→ **EXERCISE TASK**
Each line from the top of the listing through the one holding "frame_y = [4.5, 4.5, 493.5, 493.5, 4.5]" should be restated word for word, with nothing added and no pictures.

→ **SOURCE MATERIAL**
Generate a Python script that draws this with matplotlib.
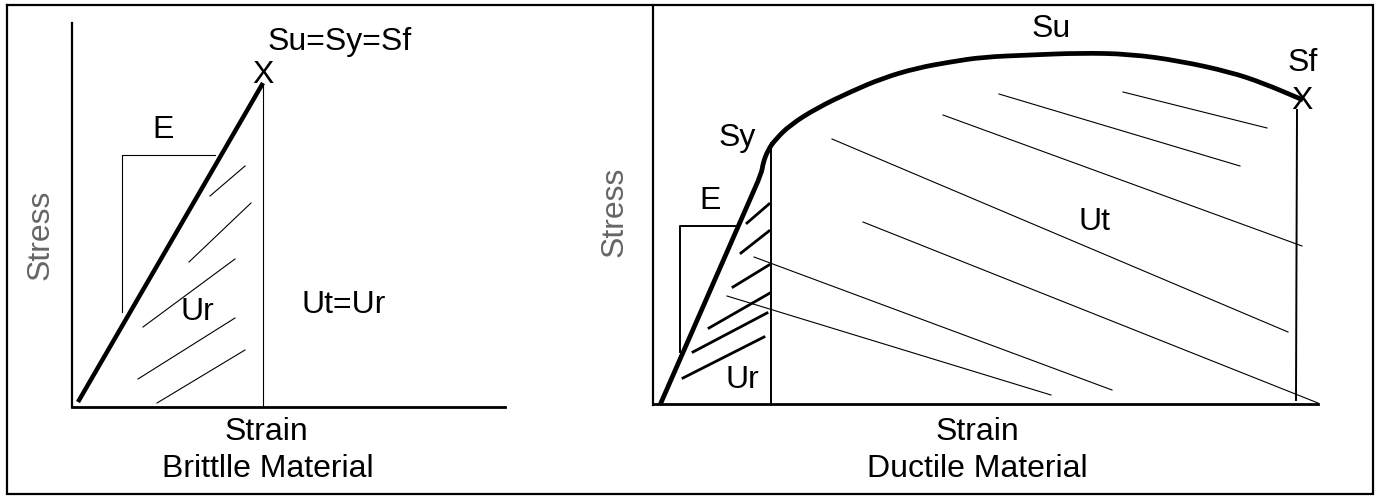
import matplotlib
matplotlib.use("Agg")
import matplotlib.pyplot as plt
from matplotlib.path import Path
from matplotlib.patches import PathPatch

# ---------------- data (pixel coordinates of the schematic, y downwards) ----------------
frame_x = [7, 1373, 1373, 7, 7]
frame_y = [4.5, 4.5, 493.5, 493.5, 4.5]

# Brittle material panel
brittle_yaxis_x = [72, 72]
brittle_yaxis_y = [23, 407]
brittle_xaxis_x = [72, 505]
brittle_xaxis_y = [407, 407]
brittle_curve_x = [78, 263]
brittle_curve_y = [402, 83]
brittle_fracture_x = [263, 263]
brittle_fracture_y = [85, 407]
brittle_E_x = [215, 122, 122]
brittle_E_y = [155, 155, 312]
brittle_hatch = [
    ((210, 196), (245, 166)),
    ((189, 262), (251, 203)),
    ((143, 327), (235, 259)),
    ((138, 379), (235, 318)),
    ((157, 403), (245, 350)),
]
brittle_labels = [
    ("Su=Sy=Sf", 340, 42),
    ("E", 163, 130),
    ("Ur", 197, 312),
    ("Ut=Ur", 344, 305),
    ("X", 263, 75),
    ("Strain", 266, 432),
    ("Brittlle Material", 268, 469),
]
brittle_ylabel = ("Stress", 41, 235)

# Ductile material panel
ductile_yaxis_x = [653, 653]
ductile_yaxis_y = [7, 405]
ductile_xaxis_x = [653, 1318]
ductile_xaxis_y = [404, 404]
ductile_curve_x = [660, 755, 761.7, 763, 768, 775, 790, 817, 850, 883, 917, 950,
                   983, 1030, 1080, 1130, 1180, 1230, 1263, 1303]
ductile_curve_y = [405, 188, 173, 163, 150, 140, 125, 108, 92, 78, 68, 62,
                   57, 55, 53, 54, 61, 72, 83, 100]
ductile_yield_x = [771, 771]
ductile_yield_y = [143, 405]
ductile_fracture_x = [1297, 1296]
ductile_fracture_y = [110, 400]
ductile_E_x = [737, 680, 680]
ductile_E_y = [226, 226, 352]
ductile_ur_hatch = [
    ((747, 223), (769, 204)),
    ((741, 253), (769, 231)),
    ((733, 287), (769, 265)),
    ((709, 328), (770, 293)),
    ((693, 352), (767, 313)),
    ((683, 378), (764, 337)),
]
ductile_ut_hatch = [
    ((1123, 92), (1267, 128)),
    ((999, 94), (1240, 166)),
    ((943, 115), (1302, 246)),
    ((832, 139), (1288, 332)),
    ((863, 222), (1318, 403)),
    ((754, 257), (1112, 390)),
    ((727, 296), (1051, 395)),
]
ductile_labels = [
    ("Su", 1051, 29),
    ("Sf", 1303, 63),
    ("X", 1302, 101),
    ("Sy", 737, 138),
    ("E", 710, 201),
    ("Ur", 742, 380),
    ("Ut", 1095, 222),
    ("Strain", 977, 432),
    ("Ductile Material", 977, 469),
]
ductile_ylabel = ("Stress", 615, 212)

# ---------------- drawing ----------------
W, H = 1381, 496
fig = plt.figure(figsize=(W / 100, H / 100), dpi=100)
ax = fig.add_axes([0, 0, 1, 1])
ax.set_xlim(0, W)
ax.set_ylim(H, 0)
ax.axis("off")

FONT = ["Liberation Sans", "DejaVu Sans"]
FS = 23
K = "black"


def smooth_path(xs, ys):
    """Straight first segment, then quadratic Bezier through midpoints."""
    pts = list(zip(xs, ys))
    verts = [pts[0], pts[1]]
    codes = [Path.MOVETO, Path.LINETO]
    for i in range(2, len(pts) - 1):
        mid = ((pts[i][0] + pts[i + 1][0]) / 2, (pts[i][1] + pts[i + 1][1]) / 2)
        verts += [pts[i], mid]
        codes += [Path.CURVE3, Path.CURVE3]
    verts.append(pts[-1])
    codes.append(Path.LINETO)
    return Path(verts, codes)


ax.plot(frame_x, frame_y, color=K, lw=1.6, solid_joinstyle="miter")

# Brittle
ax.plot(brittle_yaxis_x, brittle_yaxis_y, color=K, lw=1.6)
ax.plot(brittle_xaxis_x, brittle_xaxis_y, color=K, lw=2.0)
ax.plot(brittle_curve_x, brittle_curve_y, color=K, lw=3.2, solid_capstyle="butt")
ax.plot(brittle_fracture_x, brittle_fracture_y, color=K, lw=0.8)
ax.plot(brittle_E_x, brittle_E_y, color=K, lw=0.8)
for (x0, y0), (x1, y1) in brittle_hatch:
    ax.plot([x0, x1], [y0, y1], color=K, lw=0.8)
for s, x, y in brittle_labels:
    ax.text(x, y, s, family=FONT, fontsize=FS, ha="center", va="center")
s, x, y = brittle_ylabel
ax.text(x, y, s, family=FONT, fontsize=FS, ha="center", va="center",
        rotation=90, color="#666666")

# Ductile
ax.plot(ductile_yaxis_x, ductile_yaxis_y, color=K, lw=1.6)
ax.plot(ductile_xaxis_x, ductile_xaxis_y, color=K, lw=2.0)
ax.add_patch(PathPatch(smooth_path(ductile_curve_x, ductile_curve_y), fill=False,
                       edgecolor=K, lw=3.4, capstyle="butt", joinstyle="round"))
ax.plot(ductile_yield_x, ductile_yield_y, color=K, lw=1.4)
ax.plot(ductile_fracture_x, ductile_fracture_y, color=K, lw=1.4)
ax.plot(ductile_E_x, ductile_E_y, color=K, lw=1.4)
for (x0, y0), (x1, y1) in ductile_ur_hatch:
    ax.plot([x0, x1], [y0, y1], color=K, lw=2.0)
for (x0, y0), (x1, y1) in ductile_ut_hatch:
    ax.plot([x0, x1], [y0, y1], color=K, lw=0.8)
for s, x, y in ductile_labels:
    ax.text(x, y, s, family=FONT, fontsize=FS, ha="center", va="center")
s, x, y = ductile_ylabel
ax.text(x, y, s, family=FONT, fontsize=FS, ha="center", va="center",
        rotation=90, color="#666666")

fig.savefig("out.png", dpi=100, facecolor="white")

→ **COMPLETE ANSWER**
Generate a Python script that draws this with matplotlib.
import matplotlib
matplotlib.use("Agg")
import matplotlib.pyplot as plt
from matplotlib.path import Path
from matplotlib.patches import PathPatch

# ---------------- data (pixel coordinates of the schematic, y downwards) ----------------
frame_x = [7, 1373, 1373, 7, 7]
frame_y = [4.5, 4.5, 493.5, 493.5, 4.5]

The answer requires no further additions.